*SET TASK*: Leave the pictures out and transcribe every record exactly.

Entries with chart source code
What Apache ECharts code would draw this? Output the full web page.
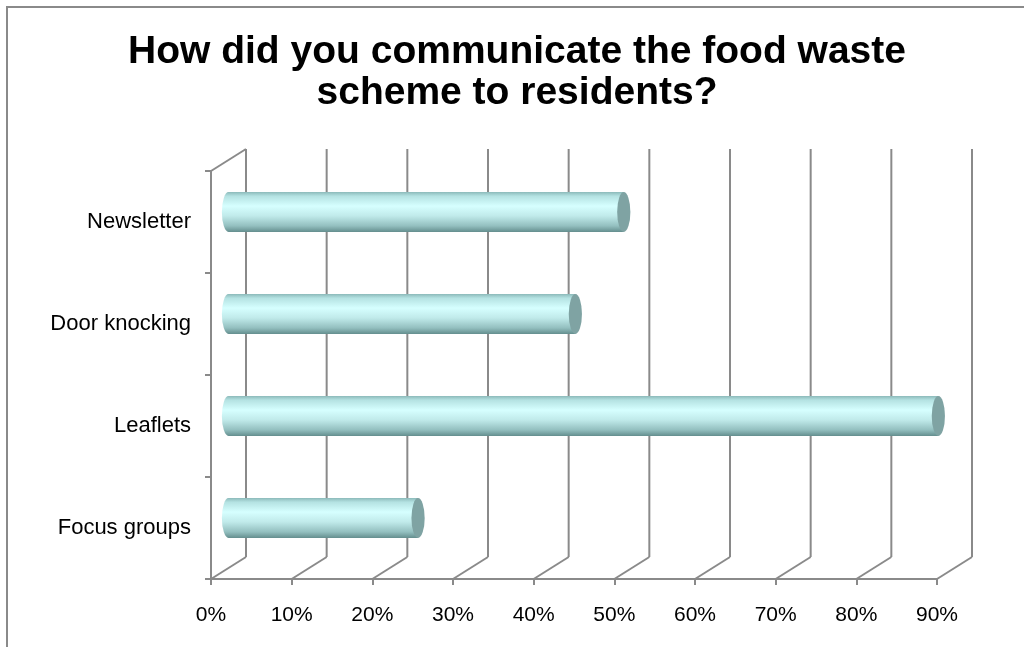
<!DOCTYPE html>
<html>
<head>
<meta charset="utf-8">
<script src="https://cdn.jsdelivr.net/npm/echarts@6/dist/echarts.min.js"></script>
<style>
html,body{margin:0;padding:0;background:#fff;}
#chart{width:1024px;height:647px;}
</style>
</head>
<body>
<div id="chart"></div>
<script>
const titleText = 'How did you communicate the food waste\nscheme to residents?';
const categories = ['Newsletter', 'Door knocking', 'Leaflets', 'Focus groups'];
const values = [49, 43, 88, 23.5];
const gridTicks = [0, 10, 20, 30, 40, 50, 60, 70, 80, 90];

const DX = 35, DY = -22;          // depth offset of back wall
const LINE = '#8a8a8a';
const FONT = "'Liberation Sans', Arial, sans-serif";

const chart = echarts.init(document.getElementById('chart'), null, {renderer: 'canvas'});

const bodyGrad = new echarts.graphic.LinearGradient(0, 0, 0, 1, [
  {offset: 0, color: '#8dbbbb'},
  {offset: 0.1, color: '#b4e2e2'},
  {offset: 0.35, color: '#d6ffff'},
  {offset: 0.6, color: '#c0eaea'},
  {offset: 0.85, color: '#93bfbf'},
  {offset: 1, color: '#658f8f'}
]);

chart.setOption({
  animation: false,
  backgroundColor: '#fff',
  title: {
    text: titleText,
    left: 517,
    textAlign: 'center',
    top: 32,
    padding: 0,
    textStyle: {fontFamily: FONT, fontSize: 39, fontWeight: 'bold', color: '#000', lineHeight: 41}
  },
  graphic: [{
    type: 'rect',
    shape: {x: 7, y: 7, width: 1100, height: 700},
    style: {fill: 'none', stroke: LINE, lineWidth: 2},
    silent: true
  }],
  grid: {left: 211, right: 87, top: 171, bottom: 68},
  xAxis: {
    type: 'value', min: 0, max: 90, interval: 10,
    axisLine: {show: true, lineStyle: {color: LINE, width: 2}},
    axisTick: {show: true, length: 6, lineStyle: {color: LINE, width: 2}},
    splitLine: {show: false},
    axisLabel: {formatter: '{value}%', color: '#000', fontFamily: FONT, fontSize: 21, margin: 26}
  },
  yAxis: {
    type: 'category', data: categories, inverse: true,
    axisLine: {show: true, lineStyle: {color: LINE, width: 2}},
    axisTick: {show: true, length: 6, lineStyle: {color: LINE, width: 2}},
    axisLabel: {color: '#000', fontFamily: FONT, fontSize: 22, margin: 20}
  },
  series: [
    {
      type: 'custom',
      z: 1,
      silent: true,
      data: gridTicks.map(v => [v, 0]),
      encode: {x: 0, y: 1},
      renderItem: function (params, api) {
        const cs = params.coordSys;
        const fx = api.coord([api.value(0), 0])[0];
        const top = cs.y, bottom = cs.y + cs.height;
        const st = {stroke: LINE, lineWidth: 2};
        const children = [
          {type: 'line', shape: {x1: fx, y1: bottom, x2: fx + DX, y2: bottom + DY}, style: st},
          {type: 'line', shape: {x1: fx + DX, y1: bottom + DY, x2: fx + DX, y2: top + DY}, style: st}
        ];
        if (params.dataIndex === 0) {
          children.push({type: 'line', shape: {x1: fx, y1: top, x2: fx + DX, y2: top + DY}, style: st});
        }
        return {type: 'group', children: children};
      }
    },
    {
      type: 'custom',
      z: 3,
      data: values.map((v, i) => [v, i]),
      encode: {x: 0, y: 1},
      renderItem: function (params, api) {
        const idx = api.value(1);
        const s = api.coord([0, idx]);
        const e = api.coord([api.value(0), idx]);
        const sx = s[0] + DX / 2, ex = e[0] + DX / 2, cy = s[1] + DY / 2 + 1;
        const h = api.size([0, 1])[1] * 0.39;
        const ry = h / 2, rx = 6.6;
        return {
          type: 'group',
          children: [
            {type: 'circle', shape: {cx: 0, cy: 0, r: ry}, x: sx, y: cy, scaleX: rx / ry,
             style: {fill: bodyGrad}},
            {type: 'rect', shape: {x: sx, y: cy - ry, width: ex - sx, height: h},
             style: {fill: bodyGrad}},
            {type: 'circle', shape: {cx: 0, cy: 0, r: ry}, x: ex, y: cy, scaleX: rx / ry,
             style: {fill: '#7fa3a3'}}
          ]
        };
      }
    }
  ]
});
</script>
</body>
</html>
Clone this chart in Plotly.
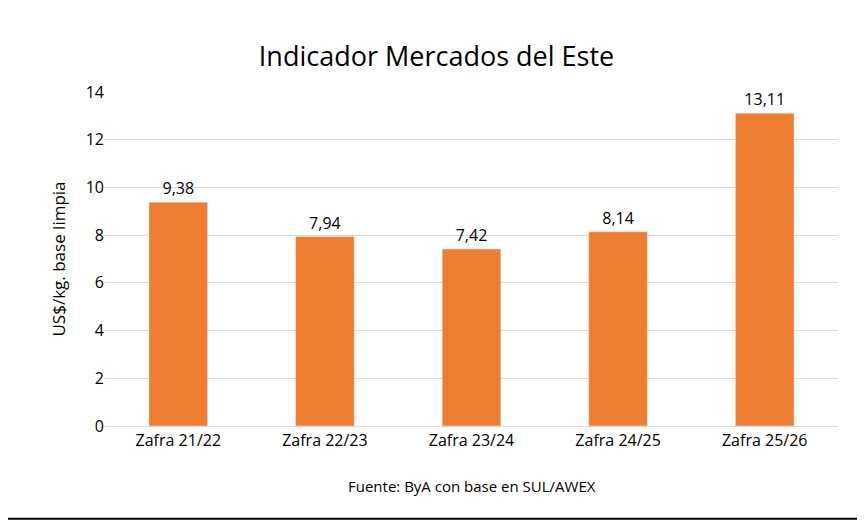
import plotly.graph_objects as go

# Data
categories = ["Zafra 21/22", "Zafra 22/23", "Zafra 23/24", "Zafra 24/25", "Zafra 25/26"]
values = [9.38, 7.94, 7.42, 8.14, 13.11]
labels = ["9,38", "7,94", "7,42", "8,14", "13,11"]
y_ticks = [0, 2, 4, 6, 8, 10, 12, 14]

# Create bar chart
fig = go.Figure()

fig.add_trace(go.Bar(
    x=categories,
    y=values,
    text=labels,
    textposition='outside',
    textfont=dict(size=16, color='#000000'),
    marker_color='#ED7D31',
    cliponaxis=False
))

# Update layout
fig.update_layout(
    width=857, height=519,
    title=dict(text='Indicador Mercados del Este', x=0.5, xanchor='center', y=0.925,
               font=dict(size=27, color='#000000')),
    font=dict(family='Open Sans, Carlito, sans-serif', color='#000000'),
    plot_bgcolor='white', paper_bgcolor='white',
    bargap=0.6,
    showlegend=False,
    margin=dict(l=97, r=27, t=84, b=101),
    yaxis_title=dict(text='US$/kg. base limpia', font=dict(size=17)),
)

# Update axes
fig.update_yaxes(range=[0, 14], tickvals=y_ticks, gridcolor='#D9D9D9',
                 tickfont=dict(size=16), zeroline=False, showline=False)
fig.update_xaxes(tickfont=dict(size=16), showline=True, linecolor='#D9D9D9')

# Source note and outer frame
fig.add_annotation(text='Fuente: ByA con base en SUL/AWEX', xref='paper', yref='paper',
                   x=0.5, y=-0.215, showarrow=False, font=dict(size=15))
fig.add_shape(type='rect', xref='paper', yref='paper', x0=-0.139, x1=1.030,
              y0=-0.278, y1=1.266, line=dict(color='black', width=2))

# Save the chart
fig.write_html('out.html')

*ANSWER TO THIS PROBLEM*:
What Apache ECharts code would draw this? Output the full web page.
<!DOCTYPE html>
<html>
<head>
<meta charset="utf-8">
<script src="https://cdn.jsdelivr.net/npm/echarts@6/dist/echarts.min.js"></script>
<style>
html,body{margin:0;padding:0;background:#fff;}
#chart{width:1024px;height:647px;}
</style>
</head>
<body>
<div id="chart"></div>
<script>
const titleText = 'How did you communicate the food waste\nscheme to residents?';
const categories = ['Newsletter', 'Door knocking', 'Leaflets', 'Focus groups'];
const values = [49, 43, 88, 23.5];
const gridTicks = [0, 10, 20, 30, 40, 50, 60, 70, 80, 90];

const DX = 35, DY = -22;          // depth offset of back wall
const LINE = '#8a8a8a';
const FONT = "'Liberation Sans', Arial, sans-serif";

const chart = echarts.init(document.getElementById('chart'), null, {renderer: 'canvas'});

const bodyGrad = new echarts.graphic.LinearGradient(0, 0, 0, 1, [
  {offset: 0, color: '#8dbbbb'},
  {offset: 0.1, color: '#b4e2e2'},
  {offset: 0.35, color: '#d6ffff'},
  {offset: 0.6, color: '#c0eaea'},
  {offset: 0.85, color: '#93bfbf'},
  {offset: 1, color: '#658f8f'}
]);

chart.setOption({
  animation: false,
  backgroundColor: '#fff',
  title: {
    text: titleText,
    left: 517,
    textAlign: 'center',
    top: 32,
    padding: 0,
    textStyle: {fontFamily: FONT, fontSize: 39, fontWeight: 'bold', color: '#000', lineHeight: 41}
  },
  graphic: [{
    type: 'rect',
    shape: {x: 7, y: 7, width: 1100, height: 700},
    style: {fill: 'none', stroke: LINE, lineWidth: 2},
    silent: true
  }],
  grid: {left: 211, right: 87, top: 171, bottom: 68},
  xAxis: {
    type: 'value', min: 0, max: 90, interval: 10,
    axisLine: {show: true, lineStyle: {color: LINE, width: 2}},
    axisTick: {show: true, length: 6, lineStyle: {color: LINE, width: 2}},
    splitLine: {show: false},
    axisLabel: {formatter: '{value}%', color: '#000', fontFamily: FONT, fontSize: 21, margin: 26}
  },
  yAxis: {
    type: 'category', data: categories, inverse: true,
    axisLine: {show: true, lineStyle: {color: LINE, width: 2}},
    axisTick: {show: true, length: 6, lineStyle: {color: LINE, width: 2}},
    axisLabel: {color: '#000', fontFamily: FONT, fontSize: 22, margin: 20}
  },
  series: [
    {
      type: 'custom',
      z: 1,
      silent: true,
      data: gridTicks.map(v => [v, 0]),
      encode: {x: 0, y: 1},
      renderItem: function (params, api) {
        const cs = params.coordSys;
        const fx = api.coord([api.value(0), 0])[0];
        const top = cs.y, bottom = cs.y + cs.height;
        const st = {stroke: LINE, lineWidth: 2};
        const children = [
          {type: 'line', shape: {x1: fx, y1: bottom, x2: fx + DX, y2: bottom + DY}, style: st},
          {type: 'line', shape: {x1: fx + DX, y1: bottom + DY, x2: fx + DX, y2: top + DY}, style: st}
        ];
        if (params.dataIndex === 0) {
          children.push({type: 'line', shape: {x1: fx, y1: top, x2: fx + DX, y2: top + DY}, style: st});
        }
        return {type: 'group', children: children};
      }
    },
    {
      type: 'custom',
      z: 3,
      data: values.map((v, i) => [v, i]),
      encode: {x: 0, y: 1},
      renderItem: function (params, api) {
        const idx = api.value(1);
        const s = api.coord([0, idx]);
        const e = api.coord([api.value(0), idx]);
        const sx = s[0] + DX / 2, ex = e[0] + DX / 2, cy = s[1] + DY / 2 + 1;
        const h = api.size([0, 1])[1] * 0.39;
        const ry = h / 2, rx = 6.6;
        return {
          type: 'group',
          children: [
            {type: 'circle', shape: {cx: 0, cy: 0, r: ry}, x: sx, y: cy, scaleX: rx / ry,
             style: {fill: bodyGrad}},
            {type: 'rect', shape: {x: sx, y: cy - ry, width: ex - sx, height: h},
             style: {fill: bodyGrad}},
            {type: 'circle', shape: {cx: 0, cy: 0, r: ry}, x: ex, y: cy, scaleX: rx / ry,
             style: {fill: '#7fa3a3'}}
          ]
        };
      }
    }
  ]
});
</script>
</body>
</html>
Clone this chart in Plotly.
import plotly.graph_objects as go

# Data
categories = ["Zafra 21/22", "Zafra 22/23", "Zafra 23/24", "Zafra 24/25", "Zafra 25/26"]
values = [9.38, 7.94, 7.42, 8.14, 13.11]
labels = ["9,38", "7,94", "7,42", "8,14", "13,11"]
y_ticks = [0, 2, 4, 6, 8, 10, 12, 14]

# Create bar chart
fig = go.Figure()

fig.add_trace(go.Bar(
    x=categories,
    y=values,
    text=labels,
    textposition='outside',
    textfont=dict(size=16, color='#000000'),
    marker_color='#ED7D31',
    cliponaxis=False
))

# Update layout
fig.update_layout(
    width=857, height=519,
    title=dict(text='Indicador Mercados del Este', x=0.5, xanchor='center', y=0.925,
               font=dict(size=27, color='#000000')),
    font=dict(family='Open Sans, Carlito, sans-serif', color='#000000'),
    plot_bgcolor='white', paper_bgcolor='white',
    bargap=0.6,
    showlegend=False,
    margin=dict(l=97, r=27, t=84, b=101),
    yaxis_title=dict(text='US$/kg. base limpia', font=dict(size=17)),
)

# Update axes
fig.update_yaxes(range=[0, 14], tickvals=y_ticks, gridcolor='#D9D9D9',
                 tickfont=dict(size=16), zeroline=False, showline=False)
fig.update_xaxes(tickfont=dict(size=16), showline=True, linecolor='#D9D9D9')

# Source note and outer frame
fig.add_annotation(text='Fuente: ByA con base en SUL/AWEX', xref='paper', yref='paper',
                   x=0.5, y=-0.215, showarrow=False, font=dict(size=15))
fig.add_shape(type='rect', xref='paper', yref='paper', x0=-0.139, x1=1.030,
              y0=-0.278, y1=1.266, line=dict(color='black', width=2))

# Save the chart
fig.write_html('out.html')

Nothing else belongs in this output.